New Zealand manufacturing has once again extended its manufacturing expansion in January, taking its tally to 16 consecutive months of growth in production.
According to the article on the National Business Review, the manufacturing activity expanded due to the increase in orders and production, suggesting that the relatively strong kiwi dollar did not hamper the country’s manufacturing expansion.
The BusinessNZ seasonally adjusted performance of manufacturing index (PMI) dropped to 56.2 last month from 56.4 in December, with new orders slipping to 60.2 from 61.4 in December. Production rose to 89.5 from 57.2.
Analysts expect the strength of the New Zealand dollar against its Australian counterpart to be a key theme for earnings season as it eats into the value of sales across the Tasman.

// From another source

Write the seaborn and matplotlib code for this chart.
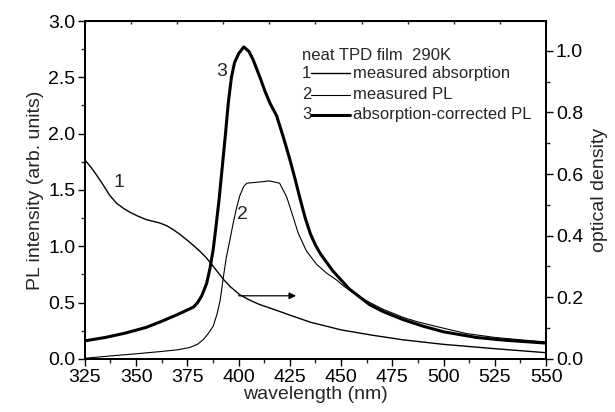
#!/usr/bin/env python3
"""Absorption and PL spectra of a neat TPD film (290K), two y axes."""

import numpy as np
import matplotlib
matplotlib.use("Agg")
import matplotlib.pyplot as plt
from matplotlib.lines import Line2D
from matplotlib.ticker import MultipleLocator
import seaborn as sns

# curve 1: measured absorption (optical density, right axis)
abs_wl = [325, 328, 331, 334, 337, 340.5, 344, 347, 351, 355, 358, 361.6, 365, 368, 371,
          374.6, 378, 381, 384, 387, 390, 393, 396, 400.6, 405, 410, 417, 425, 435, 450,
          465, 480, 500, 525, 550]
abs_od = [0.646, 0.622, 0.594, 0.564, 0.532, 0.505, 0.488, 0.476, 0.463, 0.452, 0.447, 0.441,
          0.432, 0.420, 0.406, 0.387, 0.368, 0.350, 0.330, 0.306, 0.280, 0.255, 0.234, 0.208,
          0.192, 0.177, 0.161, 0.142, 0.119, 0.094, 0.077, 0.062, 0.047, 0.033, 0.020]

# curve 2: measured PL (left axis)
pl_wl = [325, 340, 350, 362, 370, 376, 380, 382.7, 385, 387.6, 389.5, 391, 392.5, 394, 395.8,
         397.3, 399, 400.6, 402.5, 404, 410, 415, 420, 423.4, 426.6, 429, 433, 438, 443,
         447.8, 451, 459, 464, 470.5, 480, 487, 497, 511, 525, 540, 550]
pl_int = [0.005, 0.03, 0.045, 0.065, 0.08, 0.10, 0.13, 0.17, 0.22, 0.29, 0.40, 0.52, 0.72, 0.90,
          1.06, 1.20, 1.34, 1.45, 1.53, 1.56, 1.57, 1.58, 1.56, 1.44, 1.26, 1.12, 0.96, 0.84,
          0.76, 0.70, 0.65, 0.55, 0.50, 0.44, 0.37, 0.33, 0.285, 0.225, 0.19, 0.165, 0.15]

# curve 3: absorption-corrected PL (left axis)
cor_wl = [325, 335, 345, 355, 362, 371, 378, 380, 382, 384.4, 386, 387.6, 389, 390.5, 392,
          393.5, 395, 396.5, 398, 400, 402.5, 405, 407, 410.4, 413, 415.3, 418.5, 421.8, 425,
          427.5, 430, 432.5, 435, 437.5, 440, 446, 454, 464, 470.5, 480, 490, 500, 516, 530, 550]
cor_int = [0.16, 0.19, 0.23, 0.28, 0.33, 0.40, 0.46, 0.50, 0.56, 0.67, 0.80, 0.97, 1.18, 1.42,
           1.70, 1.98, 2.28, 2.50, 2.63, 2.71, 2.77, 2.73, 2.66, 2.50, 2.37, 2.27, 2.16, 1.97,
           1.77, 1.60, 1.42, 1.25, 1.11, 1.01, 0.93, 0.78, 0.62, 0.48, 0.42, 0.35, 0.29, 0.24,
           0.19, 0.165, 0.14]

legend_rows = ["measured absorption", "measured PL", "absorption-corrected PL"]
top_ticks = [325 + 22.5 * k for k in range(11)]

sns.set_style("ticks")
plt.rcParams["font.family"] = ["Liberation Sans", "DejaVu Sans"]

fig = plt.figure(figsize=(6.15, 4.12), dpi=100)
ax = fig.add_axes([0.138, 0.129, 0.750, 0.820])
ax2 = ax.twinx()

sns.lineplot(x=pl_wl, y=pl_int, ax=ax, color="black", lw=0.8, sort=False, estimator=None)
sns.lineplot(x=cor_wl, y=cor_int, ax=ax, color="black", lw=2.2, sort=False, estimator=None)
sns.lineplot(x=abs_wl, y=abs_od, ax=ax2, color="black", lw=1.0, sort=False, estimator=None)

ax.set_xlim(325, 550)
ax.set_ylim(0, 3.0)
ax2.set_ylim(0, 1.097)

ax.xaxis.set_major_locator(MultipleLocator(25))
ax.xaxis.set_minor_locator(MultipleLocator(12.5))
ax.yaxis.set_major_locator(MultipleLocator(0.5))
ax.yaxis.set_minor_locator(MultipleLocator(0.25))
ax2.yaxis.set_major_locator(MultipleLocator(0.2))
ax2.yaxis.set_minor_locator(MultipleLocator(0.1))
ax.yaxis.set_major_formatter(plt.FormatStrFormatter("%.1f"))
ax2.yaxis.set_major_formatter(plt.FormatStrFormatter("%.1f"))

for a in (ax, ax2):
    a.tick_params(which="major", direction="out", length=5, width=1.0, labelsize=14,
                  colors="black", pad=2)
    a.tick_params(which="minor", direction="out", length=3, width=1.0)
    for s in a.spines.values():
        s.set_linewidth(1.3)
        s.set_color("black")

# little inward ticks along the top frame
top = ax.secondary_xaxis("top")
top.set_xticks(top_ticks)
top.tick_params(direction="in", length=2.5, width=1.0, labeltop=False)
top.xaxis.set_minor_locator(plt.NullLocator())

ax.set_xlabel("wavelength (nm)", fontsize=14, labelpad=0)
ax.set_ylabel("PL intensity (arb. units)", fontsize=14, labelpad=3)
ax2.set_ylabel("optical density", fontsize=14, labelpad=6)

# curve numbers
ax.text(341.6, 1.57, "1", fontsize=14, ha="center", va="center")
ax.text(402.0, 1.28, "2", fontsize=14, ha="center", va="center")
ax.text(391.5, 2.55, "3", fontsize=14, ha="center", va="center")

# arrow pointing absorption curve to the right axis
ax.annotate("", xy=(428, 0.56), xytext=(400, 0.56),
            arrowprops=dict(arrowstyle="-|>", color="black", lw=0.9,
                            mutation_scale=10, shrinkA=0, shrinkB=0))

# hand-made legend block
ax.text(0.471, 0.899, "neat TPD film  290K", transform=ax.transAxes,
        fontsize=12, va="center", ha="left")
row_y = [0.846, 0.781, 0.722]
row_lw = [1.0, 0.8, 2.2]
for i, (lbl, yy, lw) in enumerate(zip(legend_rows, row_y, row_lw)):
    ax.text(0.471, yy, str(i + 1), transform=ax.transAxes, fontsize=12,
            va="center", ha="left")
    ax.add_line(Line2D([0.490, 0.575], [yy, yy], transform=ax.transAxes,
                       color="black", lw=lw))
    ax.text(0.581, yy, lbl, transform=ax.transAxes, fontsize=12,
            va="center", ha="left")

fig.savefig("out.png", dpi=100)
plt.close(fig)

Respondents to the PMI survey were divided in their opinions with regards to the influence of the high kiwi dollar to the country’s economy, with some of them pointing it as a negative influence, while others commented that Australia was a source of improvement and even outright strength.
“The strong positive momentum from last year has continued,” said Bank of New Zealand economist Doug Steel.

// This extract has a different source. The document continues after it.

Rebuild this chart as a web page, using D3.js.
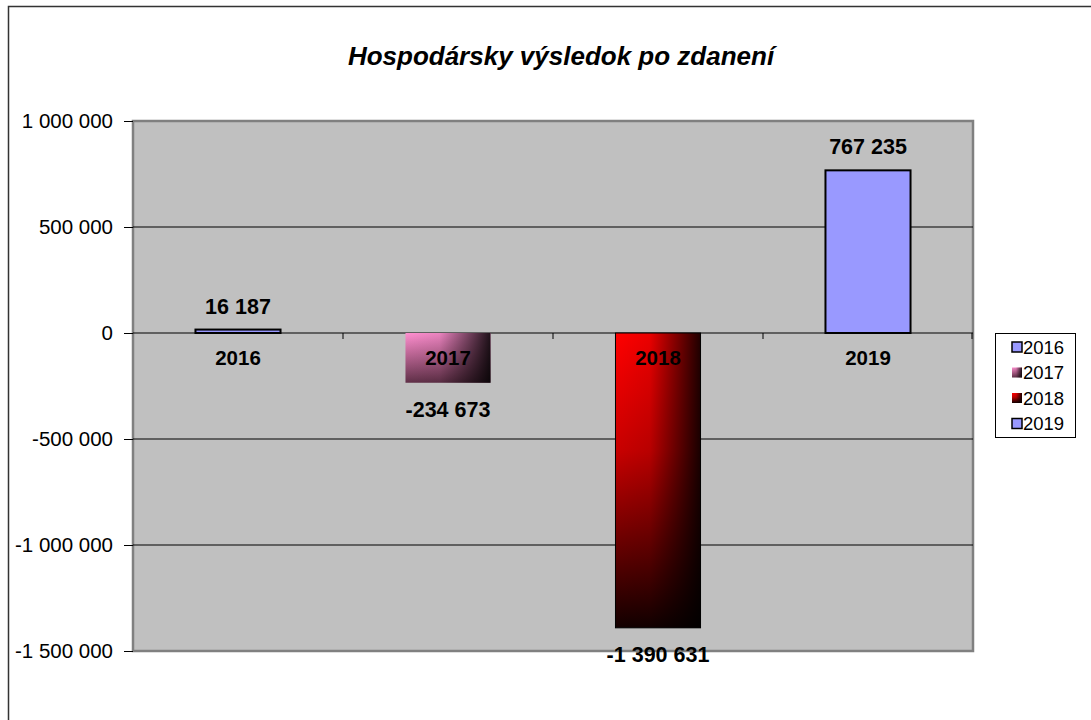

“Manufacturing growth continues despite the general strength of the New Zealand dollar.”
According to him, one major offsetting factor to the strong currency has been a strong and pervasive upswing in domestic investment activity including rapid construction growth.
“Another is a big increase in agriculture income courtesy of a 40-year high in the terms of trade and the increased purchasing power for investment and consumption that the country enjoys as a result,” said Mr Steel.

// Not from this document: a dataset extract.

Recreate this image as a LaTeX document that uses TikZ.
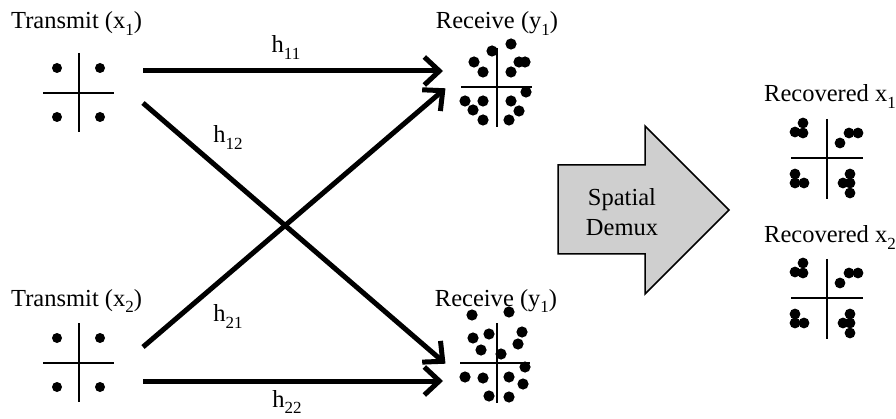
\documentclass[tikz,border=0pt]{standalone}
\usepackage{fontspec}
\setmainfont{Liberation Serif}
\usetikzlibrary{arrows.meta}
\newcommand{\lsub}[1]{\raisebox{-0.25em}{\fontsize{17}{17}\selectfont #1}}
\tikzset{
  lbl/.style={inner sep=0pt, anchor=base, font=\fontsize{24.5}{28}\selectfont},
  chan/.style={line width=5pt, -{Straight Barb[length=15pt,width=28pt,line width=5pt]}, shorten >=2pt},
  axis/.style={line width=2pt},
}
\begin{document}
\begin{tikzpicture}[x=1pt,y=-1pt]
\useasboundingbox (0,0) rectangle (896,419);
% titles
\node[lbl, anchor=base west] (tt1) at (11,29) {Transmit (x\lsub{1})};
\node[lbl, anchor=base west] (tt2) at (11,306) {Transmit (x\lsub{2})};
\node[lbl] (tr1) at (497,29) {Receive (y\lsub{1})};
\node[lbl] (tr2) at (496,306) {Receive (y\lsub{1})};
\node[lbl] (trc1) at (830,102) {Recovered x\lsub{1}};
\node[lbl] (trc2) at (830,243) {Recovered x\lsub{2}};
% transmit constellations
\foreach \oy in {0,270} {
  \begin{scope}[yshift=-\oy pt]
  \draw[axis] (79,53) -- (79,132);
  \draw[axis] (43,93) -- (114,93);
  \foreach \px/\py in {57/68,100/68,57/117,100/117} \fill (\px,\py) circle (5);
  \end{scope}
}
% receive constellation 1
\draw[axis] (497,48) -- (497,127);
\draw[axis] (461,87) -- (532,87);
\foreach \px/\py in {492/51,511/44,474/62,519/62,525/62,483/72,511/72,526/92,465/101,483/101,473/110,511/101,519/111,483/120,509/120}
  \fill (\px,\py) circle (5.6);
% receive constellation 2
\draw[axis] (497,323) -- (497,403);
\draw[axis] (460,363) -- (530,363);
\foreach \px/\py in {472/315,509/312,473/338,489/334,522/332,481/350,518/344,501/354,525/367,465/377,483/378,509/377,523/384,489/396,509/397}
  \fill (\px,\py) circle (5.6);
% recovered constellations
\foreach \oy in {0,140} {
  \begin{scope}[yshift=-\oy pt]
  \draw[axis] (827,119) -- (827,199);
  \draw[axis] (791,158) -- (863,158);
  \foreach \px/\py in {803/123,795/132,803/133,840/143,849/133,858/133,795/174,795/183,804/183,850/174,843/183,850/183,850/193}
    \fill (\px,\py) circle (5.4);
  \end{scope}
}
% channel coordinates
\coordinate (a1) at (143,71);
\coordinate (b1) at (445,71);
\coordinate (a2) at (143,103);
\coordinate (b2) at (447,365);
\coordinate (a3) at (143,347);
\coordinate (b3) at (447,87);
\coordinate (a4) at (143,381);
\coordinate (b4) at (445,381);
\draw[chan] (a1) -- (b1);
\draw[chan] (a2) -- (b2);
\draw[chan] (a3) -- (b3);
\draw[chan] (a4) -- (b4);
\node[lbl] (h11) at (286,53) {h\lsub{11}};
\node[lbl] (h12) at (228,143) {h\lsub{12}};
\node[lbl] (h21) at (228,322) {h\lsub{21}};
\node[lbl] (h22) at (287,407) {h\lsub{22}};
% big arrow
\draw[line width=1.5pt, fill=black!19, line join=miter]
  (558,165) -- (645,165) -- (645,126) -- (729,210) -- (645,294) -- (645,254) -- (558,254) -- cycle;
\node[lbl] (sp) at (622,206) {Spatial};
\node[lbl] (dm) at (622,236) {Demux};
\end{tikzpicture}
\end{document}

BusinessNZ data has shown that four of the five main diffusion indexes in the PMI expanded in January, while employment fell to 51 from 55.2 and deliveries of raw materials rose to 56.6 from 52. Finished stocks remained in contraction at 48.4.
Further, the activity readings for the Northern region dropped to 53.1 from 60.1, while Canterbury/Westland returned to expansion at 53 from 49.9. Otago-Southland fell back to 56.4 from 58.3 and Central remained in contraction at 48.8.
A reading above 50 indicates expansion in the sector.